Danny was both a very shy person and a confident dancer.  And reality shows don't often want to depict the nuances of human personality.  They want you pigeon-holed.

Like Travis before him, Danny went on to finish second.

I was disappointed - I'd been rooting for him - but still had the tour to look forward to.

***

Two months later, Tara and I were giddy, anticipating the chance to see our favorite dancers live, and on stage.  We are not concert-goers - never have been.  But this was our equivalent of seeing a really great concert.  One we never thought we'd get to see.

To us, these dancers were basically rockstars.

The logistics of this were not as simple as I am making it sound.  As anyone with a disability can attest to, we must plan for everything.  And not being able to drive ourselves meant that we had to coordinate transportation.

When I bought tickets for that night?  I automatically bought three.  One of Tara, and one for me. The third, I hoped, would be for our friend, who watched religiously with us each week.

When I spoke to her, and asked if she wanted to go to the show with us, I said, "We have a third ticket.  You wouldn't have to pay, but can you please drive?"

Looking back now, it was nowhere near a fair exchange, but at the time it felt more than reasonable.  This was something we really wanted.  Our friend had the transportation, not the financial means.  We - for once - had the financial means but no transportation.  It made sense to pool our resources.  But I'd be lying if I didn't admit to trying way too hard to not come across as a burden...which is how I often thought of myself then.

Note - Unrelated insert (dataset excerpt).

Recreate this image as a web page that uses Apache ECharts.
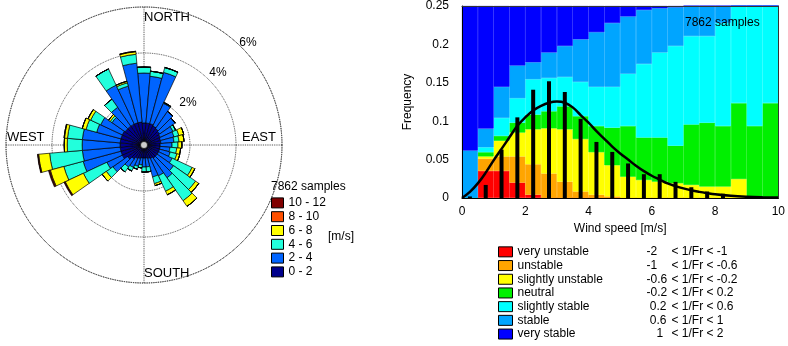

She agreed, and we braved downtown together, stopping for a bite to eat beforehand.

***

The show itself was loud.  The crowd was huge and overwhelming.  Accessible seating meant we sat high and to one side, relying on screens around the arena and our digital camera's zoom lens to capture the moments we most wanted to savor.

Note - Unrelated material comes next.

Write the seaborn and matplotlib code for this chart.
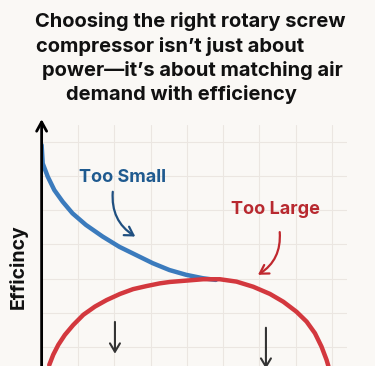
import matplotlib.pyplot as plt
import seaborn as sns
import pandas as pd

# 曲线数据 (从参考图读取, x = 空气需求, y = 效率)
small_demand = [0.0, 0.03, 0.17, 0.35, 0.58, 0.85, 1.22, 1.68, 2.14, 2.60,
                3.06, 3.52, 3.98, 4.44, 4.80]
small_eff = [6.91, 6.37, 5.98, 5.59, 5.25, 4.91, 4.57, 4.23, 3.93, 3.69,
             3.45, 3.25, 3.11, 3.01, 2.96]
large_demand = [0.21, 0.32, 0.46, 0.64, 0.87, 1.15, 1.47, 1.79, 2.16, 2.52, 2.89,
                3.26, 3.53, 3.99, 4.45, 4.91, 5.37, 5.83, 6.29, 6.66, 7.02, 7.30,
                7.53, 7.71, 7.85, 7.90]
large_eff = [0.47, 0.77, 1.06, 1.35, 1.64, 1.94, 2.18, 2.37, 2.55, 2.69, 2.78,
             2.86, 2.90, 2.94, 2.98, 2.98, 2.91, 2.76, 2.55, 2.32, 2.03, 1.74,
             1.40, 1.01, 0.62, 0.44]

title_lines = ["Choosing the right rotary screw",
               "compressor isn\u2019t just about",
               "power\u2014it\u2019s about matching air",
               "demand with efficiency"]
label_small = "Too Small"
label_large = "Too Large"
y_label = "Efficincy"

bg = '#faf8f5'
blue = '#3b7bbd'
red = '#d3383e'

sns.set_theme(style='whitegrid', rc={'axes.facecolor': bg, 'figure.facecolor': bg,
                                     'grid.color': '#ebe6e1', 'grid.linewidth': 0.8})
plt.rcParams['font.family'] = ['Inter', 'DejaVu Sans']

fig = plt.figure(figsize=(3.75, 3.66), dpi=100)
ax = fig.add_axes([0.111, 0.0, 0.814, 0.658])

df_small = pd.DataFrame({'demand': small_demand, 'eff': small_eff})
df_large = pd.DataFrame({'demand': large_demand, 'eff': large_eff})
sns.lineplot(data=df_small, x='demand', y='eff', color=blue, lw=3.2, sort=False,
             solid_joinstyle='round', solid_capstyle='round', ax=ax)
sns.lineplot(data=df_large, x='demand', y='eff', color=red, lw=3.2, sort=False,
             solid_joinstyle='round', ax=ax)

ax.set_xlim(0, 8.41)
ax.set_ylim(0.44, 7.49)
ax.set_xticks(range(1, 9))
ax.set_yticks(range(1, 8))
ax.set_xticklabels([])
ax.set_yticklabels([])
ax.tick_params(length=0)
ax.set_xlabel('')
ax.set_ylabel('')
for s in ax.spines.values():
    s.set_visible(False)

# 纵轴箭头
ax.annotate('', xy=(0, 1.025), xytext=(0, -0.01), xycoords='axes fraction',
            arrowprops=dict(arrowstyle='->,head_length=0.55,head_width=0.3', lw=2.0,
                            color='black', shrinkA=0, shrinkB=0),
            annotation_clip=False)

# 标注
ax.text(2.24, 5.82, label_small, color='#1f5a8f', fontsize=13, fontweight='bold',
        ha='center', va='baseline')
ax.annotate('', xy=(2.58, 4.23), xytext=(1.96, 5.54),
            arrowprops=dict(arrowstyle='->,head_length=0.5,head_width=0.3', lw=1.6,
                            color='#1f4f80', connectionstyle='arc3,rad=0.3',
                            shrinkA=0, shrinkB=0))
ax.text(6.43, 4.89, label_large, color='#b8292f', fontsize=13, fontweight='bold',
        ha='center', va='baseline')
ax.annotate('', xy=(5.96, 3.11), xytext=(6.56, 4.36),
            arrowprops=dict(arrowstyle='->,head_length=0.5,head_width=0.3', lw=1.6,
                            color='#c0282e', connectionstyle='arc3,rad=-0.3',
                            shrinkA=0, shrinkB=0))

# 向下箭头
ax.annotate('', xy=(2.02, 0.80), xytext=(2.02, 1.73),
            arrowprops=dict(arrowstyle='->,head_length=0.5,head_width=0.3', lw=1.5,
                            color='#333333', shrinkA=0, shrinkB=0),
            annotation_clip=False)
ax.annotate('', xy=(6.18, 0.36), xytext=(6.18, 1.56),
            arrowprops=dict(arrowstyle='->,head_length=0.5,head_width=0.3', lw=1.5,
                            color='#333333', shrinkA=0, shrinkB=0),
            annotation_clip=False)

fig.text(18 / 375, 1 - 267 / 366, y_label, rotation=90, ha='center', va='center',
         fontsize=14, fontweight='bold', color='#111111')

# 标题 (逐行放置)
centers = [190, 170, 192, 181]
baselines = [27, 52, 76, 100]
for line, cx, by in zip(title_lines, centers, baselines):
    fig.text(cx / 375, 1 - by / 366, line, ha='center', va='baseline',
             fontsize=14.5, fontweight='bold', color='#111111')

fig.savefig('out.png', dpi=100)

Seeing Danny dance live was a revelation.  At the time, I wrote:

Danny is... There are no words for what Danny is. They seem too small to give the way he moves any justice at all. Just incredible in absolutely everything.

Afterward, we knew we wanted to try and meet some of the dancers.  I even had gifts for a couple of them.  So, we agreed that before everyone took their final bows, we would leave and get out ahead of the crowd.

***

Like very few things in my life, this plan worked.

We ended up at the little barrier, and I pulled my wheelchair up as close as I could.  I stood (not that it helped much) to see if I could see any dancers.

And soon enough, they came.

I was excited to meet two other dancers.  Hopeful that my favorite (who was out with an injury) would be available to come and say hi.

But Danny came by first.

In my journal, I wrote:

[Danny] was in such a fun mood last night. (Which was surprising and so nice considering we heard he seemed to be uneasy around the big crowds of people.)

Prior to taking a picture with me, he was standing directly in front of me, but looking well over my head to sign autographs. His reaction when he did notice me?

"Hi!" he said, with a huge grin.  "How are you?!"

I don't remember what I said back.  I hope I told him I was great, and how much I loved seeing him perform.

I know I did ask if I could take a picture with him.

He said, "Yeah, of course!"

[Tonia, left, and Danny Tidwell, right.  October 28, 2007]


***

Seven words.

That's all he said to me.

So I have no illusions that we knew each other on some deep level.  

But even in this - the briefest interaction - I came away feeling like I mattered.  Danny noticed me.  Though I stood a foot shorter than him, he thought to glance down.  And he seemed genuinely happy to see me, which, at that point in my life, was a rare experience.

My personal journal ends with this line:

It made my night to see him happy.

It did.  

And all these years later, it still does.